The book is written by two individuals from different viewpoints, though it makes a satisfying whole. Broué, who sympathises with the “dissident communists and revolutionary socialists”, wrote the first half on the revolution. Témime, who sympathises with the “moderate Republicans and progressive socialists”, wrote the second half of the book, which focuses on the international aspect of the war and the final defeat of the Republic.
For readers of this journal, Broué’s section will be particularly absorbing, written as it is in a way that almost makes you believe that the revolutionary forces in Spain could change history and win. But the second half of the book is just as useful, as it explores the fascist powers’ abuse of the Nonintervention Committee, which was set up with other European powers to guarantee no country would materially and financially support either side in Spain.
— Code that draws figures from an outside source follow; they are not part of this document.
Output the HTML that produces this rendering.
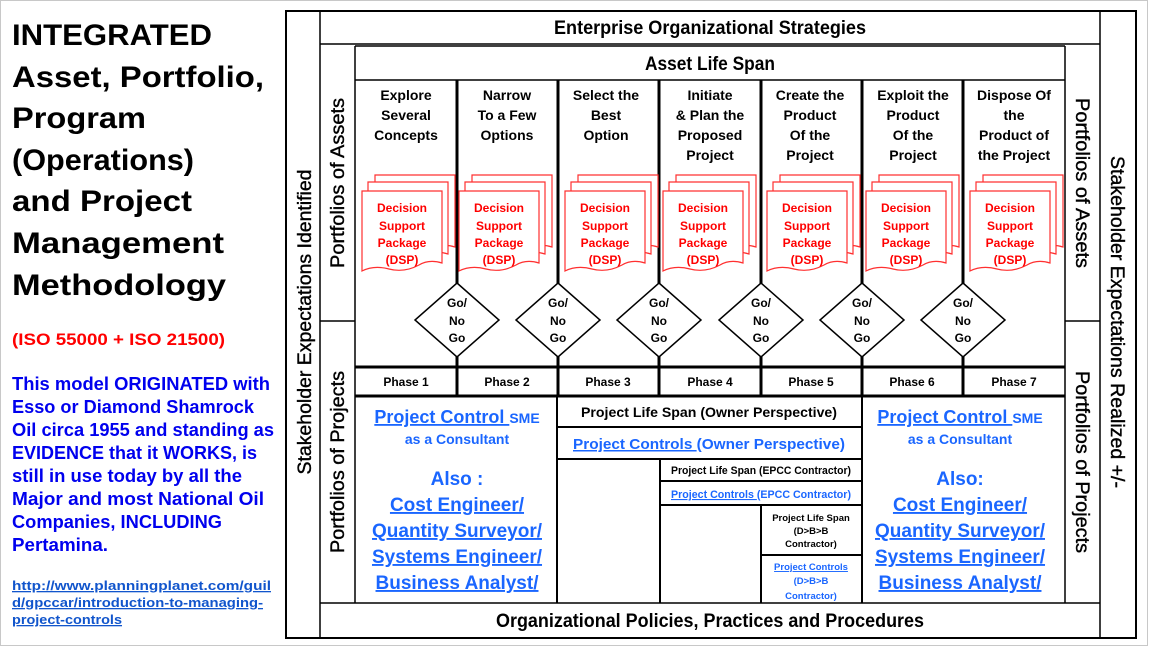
<!DOCTYPE html>
<html><head><meta charset="utf-8"><style>
html,body{margin:0;padding:0;background:#fff;}
svg{display:block;}
text{font-family:"Liberation Sans",sans-serif;}
</style></head><body>
<svg width="1150" height="647" viewBox="0 0 1150 647" xmlns="http://www.w3.org/2000/svg">
<rect x="0.5" y="0.5" width="1147" height="645" fill="#fff" stroke="#c8c8c8"/>
<g font-weight="bold" font-size="30" fill="#000">
<text x="12" y="45" textLength="200" lengthAdjust="spacingAndGlyphs">INTEGRATED</text>
<text x="12" y="87" textLength="252" lengthAdjust="spacingAndGlyphs">Asset, Portfolio,</text>
<text x="12" y="128" textLength="134" lengthAdjust="spacingAndGlyphs">Program</text>
<text x="12" y="170" textLength="182" lengthAdjust="spacingAndGlyphs">(Operations)</text>
<text x="12" y="211" textLength="180" lengthAdjust="spacingAndGlyphs">and Project</text>
<text x="12" y="253" textLength="212" lengthAdjust="spacingAndGlyphs">Management</text>
<text x="12" y="295" textLength="214" lengthAdjust="spacingAndGlyphs">Methodology</text>
</g>
<text x="12" y="345" font-weight="bold" font-size="17" fill="#ff0000" textLength="213" lengthAdjust="spacingAndGlyphs">(ISO 55000 + ISO 21500)</text>
<g font-weight="bold" font-size="18" fill="#0000ee">
<text x="12" y="390" textLength="258" lengthAdjust="spacingAndGlyphs">This model ORIGINATED with</text>
<text x="12" y="413" textLength="242" lengthAdjust="spacingAndGlyphs">Esso or Diamond Shamrock</text>
<text x="12" y="436" textLength="262" lengthAdjust="spacingAndGlyphs">Oil circa 1955 and standing as</text>
<text x="12" y="459" textLength="245" lengthAdjust="spacingAndGlyphs">EVIDENCE that it WORKS, is</text>
<text x="12" y="482" textLength="230" lengthAdjust="spacingAndGlyphs">still in use today by all the</text>
<text x="12" y="505" textLength="252" lengthAdjust="spacingAndGlyphs">Major and most National Oil</text>
<text x="12" y="528" textLength="210" lengthAdjust="spacingAndGlyphs">Companies, INCLUDING</text>
<text x="12" y="551" textLength="96" lengthAdjust="spacingAndGlyphs">Pertamina.</text>
</g>
<g font-weight="bold" font-size="13" fill="#1155cc" text-decoration="underline">
<text x="12" y="590" textLength="259" lengthAdjust="spacingAndGlyphs">http://www.planningplanet.com/guil</text>
<text x="12" y="607" textLength="251" lengthAdjust="spacingAndGlyphs">d/gpccar/introduction-to-managing-</text>
<text x="12" y="624" textLength="110" lengthAdjust="spacingAndGlyphs">project-controls</text>
</g>

<g fill="none" stroke="#000">
<rect x="286" y="11" width="850" height="627" stroke-width="2"/>
<line x1="320" y1="11" x2="320" y2="638" stroke-width="1.5"/>
<line x1="1100" y1="11" x2="1100" y2="638" stroke-width="1.5"/>
<line x1="320" y1="44" x2="1100" y2="44" stroke-width="1.5"/>
<line x1="320" y1="603" x2="1100" y2="603" stroke-width="1.5"/>
<line x1="355" y1="46" x2="355" y2="603" stroke-width="1.5"/>
<line x1="1065" y1="46" x2="1065" y2="603" stroke-width="1.5"/>
<line x1="355" y1="46" x2="1065" y2="46" stroke-width="1.5"/>
<line x1="355" y1="80" x2="1065" y2="80" stroke-width="1.5"/>
<line x1="320" y1="321" x2="355" y2="321" stroke-width="1.5"/>
<line x1="1065" y1="321" x2="1100" y2="321" stroke-width="1.5"/>
<line x1="355" y1="367" x2="1065" y2="367" stroke-width="3"/>
<line x1="355" y1="396" x2="1065" y2="396" stroke-width="3"/>
<g stroke-width="3">
<line x1="457" y1="80" x2="457" y2="396"/><line x1="558" y1="80" x2="558" y2="396"/>
<line x1="659" y1="80" x2="659" y2="396"/><line x1="761" y1="80" x2="761" y2="396"/>
<line x1="862" y1="80" x2="862" y2="396"/><line x1="963" y1="80" x2="963" y2="396"/>
</g>
<g stroke-width="2">
<line x1="557" y1="396" x2="557" y2="603"/><line x1="862" y1="396" x2="862" y2="603"/>
<line x1="557" y1="427" x2="862" y2="427"/><line x1="557" y1="459" x2="862" y2="459"/>
<line x1="660" y1="459" x2="660" y2="603"/><line x1="660" y1="481" x2="862" y2="481"/><line x1="660" y1="505" x2="862" y2="505"/>
<line x1="761" y1="505" x2="761" y2="603"/><line x1="761" y1="555" x2="862" y2="555"/>
</g>
</g>

<g font-weight="bold" fill="#000" text-anchor="middle">
<text x="710" y="34" font-size="19" textLength="312" lengthAdjust="spacingAndGlyphs">Enterprise Organizational Strategies</text>
<text x="710" y="70" font-size="19" textLength="130" lengthAdjust="spacingAndGlyphs">Asset Life Span</text>
<text x="710" y="627" font-size="19" textLength="428" lengthAdjust="spacingAndGlyphs">Organizational Policies, Practices and Procedures</text>
</g>
<g font-weight="bold" font-size="14" fill="#000" text-anchor="middle">
<text x="406" y="100">Explore</text><text x="406" y="120">Several</text><text x="406" y="140">Concepts</text>
<text x="507" y="100">Narrow</text><text x="507" y="120">To a Few</text><text x="507" y="140">Options</text>
<text x="606" y="100">Select the</text><text x="606" y="120">Best</text><text x="606" y="140">Option</text>
<text x="710" y="100">Initiate</text><text x="710" y="120">&amp; Plan the</text><text x="710" y="140">Proposed</text><text x="710" y="160">Project</text>
<text x="810" y="100">Create the</text><text x="810" y="120">Product</text><text x="810" y="140">Of the</text><text x="810" y="160">Project</text>
<text x="913" y="100">Exploit the</text><text x="913" y="120">Product</text><text x="913" y="140">Of the</text><text x="913" y="160">Project</text>
<text x="1014" y="100">Dispose Of</text><text x="1014" y="120">the</text><text x="1014" y="140">Product of</text><text x="1014" y="160">the Project</text>
</g>
<g font-weight="bold" font-size="12" fill="#000" text-anchor="middle">
<text x="406" y="386">Phase 1</text><text x="507" y="386">Phase 2</text><text x="608" y="386">Phase 3</text>
<text x="710" y="386">Phase 4</text><text x="811" y="386">Phase 5</text><text x="912" y="386">Phase 6</text><text x="1014" y="386">Phase 7</text>
</g>

<defs>
<g id="dsp">
<path d="M13 0 H93 V72 Q80 68 70 74 Q55 82 40 78 Q25 74 13 80 Z" fill="#fff" stroke="#ff3030" stroke-width="1.2"/>
<path d="M6 7 H86 V79 Q73 75 63 81 Q48 89 33 85 Q18 81 6 87 Z" fill="#fff" stroke="#ff3030" stroke-width="1.2"/>
<path d="M0 16 H80 V88 Q67 84 57 90 Q42 98 27 94 Q12 90 0 96 Z" fill="#fff" stroke="#ff3030" stroke-width="1.2"/>
<g font-family="Liberation Sans,sans-serif" font-weight="bold" font-size="12" fill="#ff0000" text-anchor="middle">
<text x="40" y="37">Decision</text><text x="40" y="55">Support</text><text x="40" y="72">Package</text><text x="40" y="89">(DSP)</text>
</g>
</g>
<g id="dia">
<polygon points="0,-37 42,0 0,37 -42,0" fill="#fff" stroke="#000" stroke-width="1.5"/>
<g font-family="Liberation Sans,sans-serif" font-weight="bold" font-size="12" fill="#000" text-anchor="middle">
<text x="0" y="-13">Go/</text><text x="0" y="5">No</text><text x="0" y="22">Go</text></g>
</g>
</defs>
<use href="#dsp" x="362" y="175"/>
<use href="#dsp" x="459" y="175"/>
<use href="#dsp" x="565" y="175"/>
<use href="#dsp" x="663" y="175"/>
<use href="#dsp" x="767" y="175"/>
<use href="#dsp" x="866" y="175"/>
<use href="#dsp" x="970" y="175"/>
<use href="#dia" x="457" y="320"/>
<use href="#dia" x="558" y="320"/>
<use href="#dia" x="659" y="320"/>
<use href="#dia" x="761" y="320"/>
<use href="#dia" x="862" y="320"/>
<use href="#dia" x="963" y="320"/>

<g font-size="19" fill="#000" text-anchor="middle" stroke="#000" stroke-width="0.4">
<text transform="translate(311,322) rotate(-90)" textLength="305" lengthAdjust="spacingAndGlyphs">Stakeholder Expectations Identified</text>
<text transform="translate(344,183) rotate(-90)" textLength="170" lengthAdjust="spacingAndGlyphs">Portfolios of Assets</text>
<text transform="translate(344,462) rotate(-90)" textLength="182" lengthAdjust="spacingAndGlyphs">Portfolios of Projects</text>
<text transform="translate(1076,183) rotate(90)" textLength="170" lengthAdjust="spacingAndGlyphs">Portfolios of Assets</text>
<text transform="translate(1076,462) rotate(90)" textLength="182" lengthAdjust="spacingAndGlyphs">Portfolios of Projects</text>
<text transform="translate(1111,322) rotate(90)" textLength="332" lengthAdjust="spacingAndGlyphs">Stakeholder Expectations Realized +/-</text>
</g>

<g font-weight="bold" fill="#1a66ff" text-anchor="middle">
<text x="457" y="423" font-size="18"><tspan text-decoration="underline">Project Control </tspan><tspan font-size="14">SME</tspan></text>
<text x="457" y="444" font-size="14">as a Consultant</text>
<text x="457" y="485" font-size="19">Also :</text>
<text x="457" y="511" font-size="19" text-decoration="underline">Cost Engineer/</text>
<text x="457" y="537" font-size="19" text-decoration="underline">Quantity Surveyor/</text>
<text x="457" y="563" font-size="19" text-decoration="underline">Systems Engineer/</text>
<text x="457" y="589" font-size="19" text-decoration="underline">Business Analyst/</text>
<text x="960" y="423" font-size="18"><tspan text-decoration="underline">Project Control </tspan><tspan font-size="14">SME</tspan></text>
<text x="960" y="444" font-size="14">as a Consultant</text>
<text x="960" y="485" font-size="19">Also:</text>
<text x="960" y="511" font-size="19" text-decoration="underline">Cost Engineer/</text>
<text x="960" y="537" font-size="19" text-decoration="underline">Quantity Surveyor/</text>
<text x="960" y="563" font-size="19" text-decoration="underline">Systems Engineer/</text>
<text x="960" y="589" font-size="19" text-decoration="underline">Business Analyst/</text>
</g>

<g font-weight="bold" text-anchor="middle">
<text x="709" y="417" font-size="14" fill="#000" textLength="256" lengthAdjust="spacingAndGlyphs">Project Life Span (Owner Perspective)</text>
<text x="709" y="449" font-size="15" fill="#1a66ff" textLength="272" lengthAdjust="spacingAndGlyphs"><tspan text-decoration="underline">Project Controls </tspan>(Owner Perspective)</text>
<text x="761" y="474" font-size="11" fill="#000" textLength="180" lengthAdjust="spacingAndGlyphs">Project Life Span (EPCC Contractor)</text>
<text x="761" y="498" font-size="11" fill="#1a66ff" textLength="180" lengthAdjust="spacingAndGlyphs"><tspan text-decoration="underline">Project Controls </tspan>(EPCC Contractor)</text>
<g font-size="9.5" fill="#000"><text x="811" y="521">Project Life Span</text><text x="811" y="534">(D&gt;B&gt;B</text><text x="811" y="547">Contractor)</text></g>
<g font-size="9.5" fill="#1a66ff"><text x="811" y="570" text-decoration="underline">Project Controls</text><text x="811" y="584">(D&gt;B&gt;B</text><text x="811" y="599">Contractor)</text></g>
</g>
</svg>
</body></html>
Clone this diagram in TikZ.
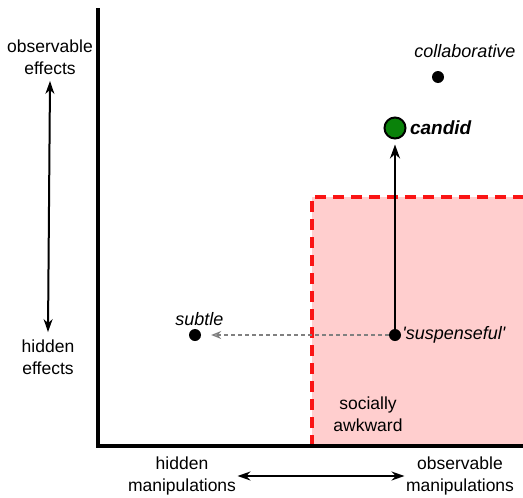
\documentclass[tikz,border=0pt]{standalone}
\usepackage{fontspec}
\setmainfont{Liberation Sans}
\usetikzlibrary{arrows.meta}
\definecolor{awkpink}{RGB}{255,206,206}
\definecolor{awkred}{RGB}{250,20,20}
\definecolor{candgreen}{RGB}{10,130,10}
\tikzset{
  lbl/.style={font=\fontsize{17.5}{22}\selectfont, align=center},
  ilbl/.style={font=\fontsize{18}{20}\selectfont\itshape},
  dot/.style={circle, fill=black, inner sep=0pt, minimum size=12pt},
  dbl/.style={line width=2pt, {Stealth[length=13pt,width=9pt]}-{Stealth[length=13pt,width=9pt]}}
}
\begin{document}
\begin{tikzpicture}[x=1pt,y=-1pt]
\useasboundingbox (0,0) rectangle (523,498);
% awkward region
\fill[awkpink] (312,197) rectangle (523,446);
\draw[awkred, line width=3.2pt, dash pattern=on 11pt off 7pt] (312,446) -- (312,197) -- (523,197);
% axes
\draw[line width=4.4pt] (98,8) -- (98,446) -- (525,446);

% points
\node[dot] (subtle) at (195,335) {};
\node[ilbl, above=1pt] at (subtle.north east) {subtle};
\node[dot] (susp) at (395,335) {};
\node[ilbl, anchor=west, inner sep=1pt] at (susp.east) {\textquotesingle suspenseful\textquotesingle};
\node[circle, draw=black, line width=2pt, fill=candgreen, inner sep=0pt, minimum size=21pt] (cand) at (395,128) {};
\node[ilbl, font=\fontsize{19}{20}\selectfont\itshape\bfseries, anchor=west] at (cand.east) {candid};
\node[dot] (collab) at (438,77) {};
\node[ilbl] at (465,51) {collaborative};
\node[lbl] at (368,414) {socially\\awkward};

\draw[gray, line width=1.3pt, dash pattern=on 4pt off 3pt, -{Stealth[length=10pt,width=8pt,open]}] (susp) -- ([xshift=10pt]subtle.east);
\draw[line width=2.4pt, -{Stealth[length=14pt,width=10pt]}] (susp) -- ([yshift=-5pt]cand.south);

% axis labels
\node[lbl] (obsE) at (50,57) {observable\\effects};
\node[lbl] (hidE) at (48,357) {hidden\\effects};
\draw[dbl] ([yshift=-3pt]obsE.south) -- ([yshift=4pt]hidE.north);
\node[lbl] (hidM) at (182,476) {hidden\\manipulations};
\node[lbl] (obsM) at (460,476) {observable\\manipulations};
\draw[dbl] ([xshift=-2pt]hidM.east) -- ([xshift=2pt]obsM.west);
\end{tikzpicture}
\end{document}
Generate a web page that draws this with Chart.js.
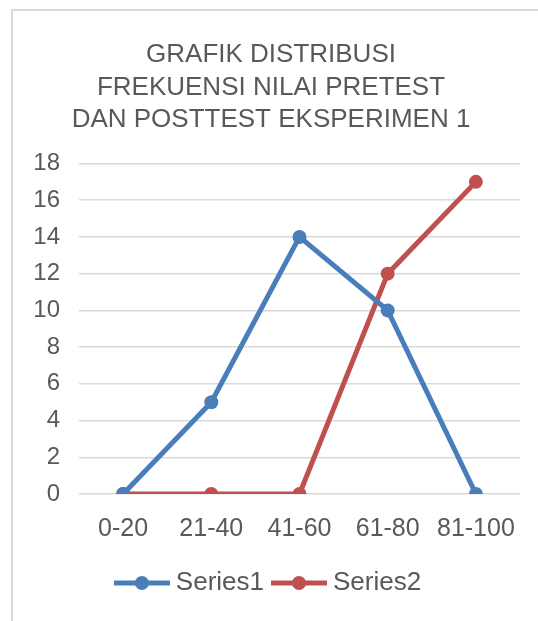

Germany and Italy ignored all its decisions and rushed arms, soldiers and other supplies to aid the military insurgency, while France and Britain did nothing. This made the bourgeois Republican and Communists’ liquidation of the revolution in an attempt to curry favour with the major Western European powers a sick joke. Témime also outlines the evolution of the new fascist state in the areas of Spain controlled by Franco’s troops, instilling its rule through brutal repression, propaganda in schools and society, and the birth of a new, single party with Franco at its head.
With its total victory over the Republic assured in March 1939 with the conquering of Catalonia and Madrid, this regime took control of the whole of the Spanish state. However, this fascist success was far from certain, and could have been averted, as The Revolution And The Civil War In Spain shows.
This book, along with Felix Morrow’s Revolution and Counter–Revolution In Spain, Ronald Fraser’s Blood Of Spain, George Orwell’s Homage To Catalonia and Andy Durgan’s more recent The Spanish Civil War, is a valuable resource for understanding Spain’s Civil War, and how the outcome could have been very different.